***** SUPPLIED MATERIAL *****

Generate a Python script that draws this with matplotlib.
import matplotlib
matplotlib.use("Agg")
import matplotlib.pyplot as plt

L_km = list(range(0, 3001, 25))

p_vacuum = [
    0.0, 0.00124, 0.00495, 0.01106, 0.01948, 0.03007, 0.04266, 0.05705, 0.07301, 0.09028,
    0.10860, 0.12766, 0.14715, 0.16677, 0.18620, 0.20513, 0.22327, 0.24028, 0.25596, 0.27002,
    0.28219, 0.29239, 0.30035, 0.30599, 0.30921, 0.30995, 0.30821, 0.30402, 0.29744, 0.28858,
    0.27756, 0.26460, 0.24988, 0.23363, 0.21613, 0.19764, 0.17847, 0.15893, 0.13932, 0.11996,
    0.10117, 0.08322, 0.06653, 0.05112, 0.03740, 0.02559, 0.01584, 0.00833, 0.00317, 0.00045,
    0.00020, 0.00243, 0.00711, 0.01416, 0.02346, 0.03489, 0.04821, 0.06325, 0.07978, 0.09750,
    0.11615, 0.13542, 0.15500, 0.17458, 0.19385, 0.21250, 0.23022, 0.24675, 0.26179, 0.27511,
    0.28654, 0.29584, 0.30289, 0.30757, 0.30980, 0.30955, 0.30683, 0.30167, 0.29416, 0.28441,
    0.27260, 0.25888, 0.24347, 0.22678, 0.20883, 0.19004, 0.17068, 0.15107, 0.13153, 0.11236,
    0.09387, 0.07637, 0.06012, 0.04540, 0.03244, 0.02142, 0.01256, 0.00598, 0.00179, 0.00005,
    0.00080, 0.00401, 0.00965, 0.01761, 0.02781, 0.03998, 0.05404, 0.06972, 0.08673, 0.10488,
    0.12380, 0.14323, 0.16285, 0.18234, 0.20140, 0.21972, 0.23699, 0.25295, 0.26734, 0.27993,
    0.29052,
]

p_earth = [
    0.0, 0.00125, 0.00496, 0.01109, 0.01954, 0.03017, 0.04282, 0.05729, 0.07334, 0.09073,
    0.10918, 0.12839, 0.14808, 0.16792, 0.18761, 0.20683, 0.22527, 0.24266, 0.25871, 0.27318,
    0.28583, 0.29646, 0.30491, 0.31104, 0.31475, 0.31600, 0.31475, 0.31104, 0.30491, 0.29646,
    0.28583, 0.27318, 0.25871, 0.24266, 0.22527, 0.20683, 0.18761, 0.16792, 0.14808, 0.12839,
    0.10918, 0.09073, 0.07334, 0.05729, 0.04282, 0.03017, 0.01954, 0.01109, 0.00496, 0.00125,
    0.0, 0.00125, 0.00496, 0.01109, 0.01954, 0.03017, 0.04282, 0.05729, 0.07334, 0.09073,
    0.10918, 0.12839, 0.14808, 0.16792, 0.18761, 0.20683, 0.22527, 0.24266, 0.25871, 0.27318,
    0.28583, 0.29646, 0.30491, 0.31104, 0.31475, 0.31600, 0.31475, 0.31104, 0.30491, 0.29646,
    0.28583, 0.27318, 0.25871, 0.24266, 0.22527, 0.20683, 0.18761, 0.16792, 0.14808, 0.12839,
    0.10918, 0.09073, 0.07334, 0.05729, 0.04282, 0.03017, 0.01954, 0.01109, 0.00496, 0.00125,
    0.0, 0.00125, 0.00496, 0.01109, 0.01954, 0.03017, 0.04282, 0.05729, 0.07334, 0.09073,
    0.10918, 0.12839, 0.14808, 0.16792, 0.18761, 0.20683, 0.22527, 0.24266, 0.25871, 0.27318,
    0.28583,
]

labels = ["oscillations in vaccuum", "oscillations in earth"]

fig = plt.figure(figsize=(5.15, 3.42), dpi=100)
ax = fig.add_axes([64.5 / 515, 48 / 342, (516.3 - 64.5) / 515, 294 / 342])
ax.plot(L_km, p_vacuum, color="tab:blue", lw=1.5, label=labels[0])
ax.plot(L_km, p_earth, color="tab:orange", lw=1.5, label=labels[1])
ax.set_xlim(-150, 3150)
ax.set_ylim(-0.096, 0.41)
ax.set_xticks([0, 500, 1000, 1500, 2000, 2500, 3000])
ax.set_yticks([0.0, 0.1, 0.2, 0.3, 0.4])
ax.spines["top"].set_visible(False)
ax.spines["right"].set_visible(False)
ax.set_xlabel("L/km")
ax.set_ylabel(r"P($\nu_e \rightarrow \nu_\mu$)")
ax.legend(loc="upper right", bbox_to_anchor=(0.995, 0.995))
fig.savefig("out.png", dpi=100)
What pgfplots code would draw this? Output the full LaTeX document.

*****

▶ [JOB] Write the whole listing out again. Keep every line exactly as it is.

▶ [RESULT FOR THIS TASK]
Generate a Python script that draws this with matplotlib.
import matplotlib
matplotlib.use("Agg")
import matplotlib.pyplot as plt

L_km = list(range(0, 3001, 25))

p_vacuum = [
    0.0, 0.00124, 0.00495, 0.01106, 0.01948, 0.03007, 0.04266, 0.05705, 0.07301, 0.09028,
    0.10860, 0.12766, 0.14715, 0.16677, 0.18620, 0.20513, 0.22327, 0.24028, 0.25596, 0.27002,
    0.28219, 0.29239, 0.30035, 0.30599, 0.30921, 0.30995, 0.30821, 0.30402, 0.29744, 0.28858,
    0.27756, 0.26460, 0.24988, 0.23363, 0.21613, 0.19764, 0.17847, 0.15893, 0.13932, 0.11996,
    0.10117, 0.08322, 0.06653, 0.05112, 0.03740, 0.02559, 0.01584, 0.00833, 0.00317, 0.00045,
    0.00020, 0.00243, 0.00711, 0.01416, 0.02346, 0.03489, 0.04821, 0.06325, 0.07978, 0.09750,
    0.11615, 0.13542, 0.15500, 0.17458, 0.19385, 0.21250, 0.23022, 0.24675, 0.26179, 0.27511,
    0.28654, 0.29584, 0.30289, 0.30757, 0.30980, 0.30955, 0.30683, 0.30167, 0.29416, 0.28441,
    0.27260, 0.25888, 0.24347, 0.22678, 0.20883, 0.19004, 0.17068, 0.15107, 0.13153, 0.11236,
    0.09387, 0.07637, 0.06012, 0.04540, 0.03244, 0.02142, 0.01256, 0.00598, 0.00179, 0.00005,
    0.00080, 0.00401, 0.00965, 0.01761, 0.02781, 0.03998, 0.05404, 0.06972, 0.08673, 0.10488,
    0.12380, 0.14323, 0.16285, 0.18234, 0.20140, 0.21972, 0.23699, 0.25295, 0.26734, 0.27993,
    0.29052,
]

p_earth = [
    0.0, 0.00125, 0.00496, 0.01109, 0.01954, 0.03017, 0.04282, 0.05729, 0.07334, 0.09073,
    0.10918, 0.12839, 0.14808, 0.16792, 0.18761, 0.20683, 0.22527, 0.24266, 0.25871, 0.27318,
    0.28583, 0.29646, 0.30491, 0.31104, 0.31475, 0.31600, 0.31475, 0.31104, 0.30491, 0.29646,
    0.28583, 0.27318, 0.25871, 0.24266, 0.22527, 0.20683, 0.18761, 0.16792, 0.14808, 0.12839,
    0.10918, 0.09073, 0.07334, 0.05729, 0.04282, 0.03017, 0.01954, 0.01109, 0.00496, 0.00125,
    0.0, 0.00125, 0.00496, 0.01109, 0.01954, 0.03017, 0.04282, 0.05729, 0.07334, 0.09073,
    0.10918, 0.12839, 0.14808, 0.16792, 0.18761, 0.20683, 0.22527, 0.24266, 0.25871, 0.27318,
    0.28583, 0.29646, 0.30491, 0.31104, 0.31475, 0.31600, 0.31475, 0.31104, 0.30491, 0.29646,
    0.28583, 0.27318, 0.25871, 0.24266, 0.22527, 0.20683, 0.18761, 0.16792, 0.14808, 0.12839,
    0.10918, 0.09073, 0.07334, 0.05729, 0.04282, 0.03017, 0.01954, 0.01109, 0.00496, 0.00125,
    0.0, 0.00125, 0.00496, 0.01109, 0.01954, 0.03017, 0.04282, 0.05729, 0.07334, 0.09073,
    0.10918, 0.12839, 0.14808, 0.16792, 0.18761, 0.20683, 0.22527, 0.24266, 0.25871, 0.27318,
    0.28583,
]

labels = ["oscillations in vaccuum", "oscillations in earth"]

fig = plt.figure(figsize=(5.15, 3.42), dpi=100)
ax = fig.add_axes([64.5 / 515, 48 / 342, (516.3 - 64.5) / 515, 294 / 342])
ax.plot(L_km, p_vacuum, color="tab:blue", lw=1.5, label=labels[0])
ax.plot(L_km, p_earth, color="tab:orange", lw=1.5, label=labels[1])
ax.set_xlim(-150, 3150)
ax.set_ylim(-0.096, 0.41)
ax.set_xticks([0, 500, 1000, 1500, 2000, 2500, 3000])
ax.set_yticks([0.0, 0.1, 0.2, 0.3, 0.4])
ax.spines["top"].set_visible(False)
ax.spines["right"].set_visible(False)
ax.set_xlabel("L/km")
ax.set_ylabel(r"P($\nu_e \rightarrow \nu_\mu$)")
ax.legend(loc="upper right", bbox_to_anchor=(0.995, 0.995))
fig.savefig("out.png", dpi=100)
What pgfplots code would draw this? Output the full LaTeX document.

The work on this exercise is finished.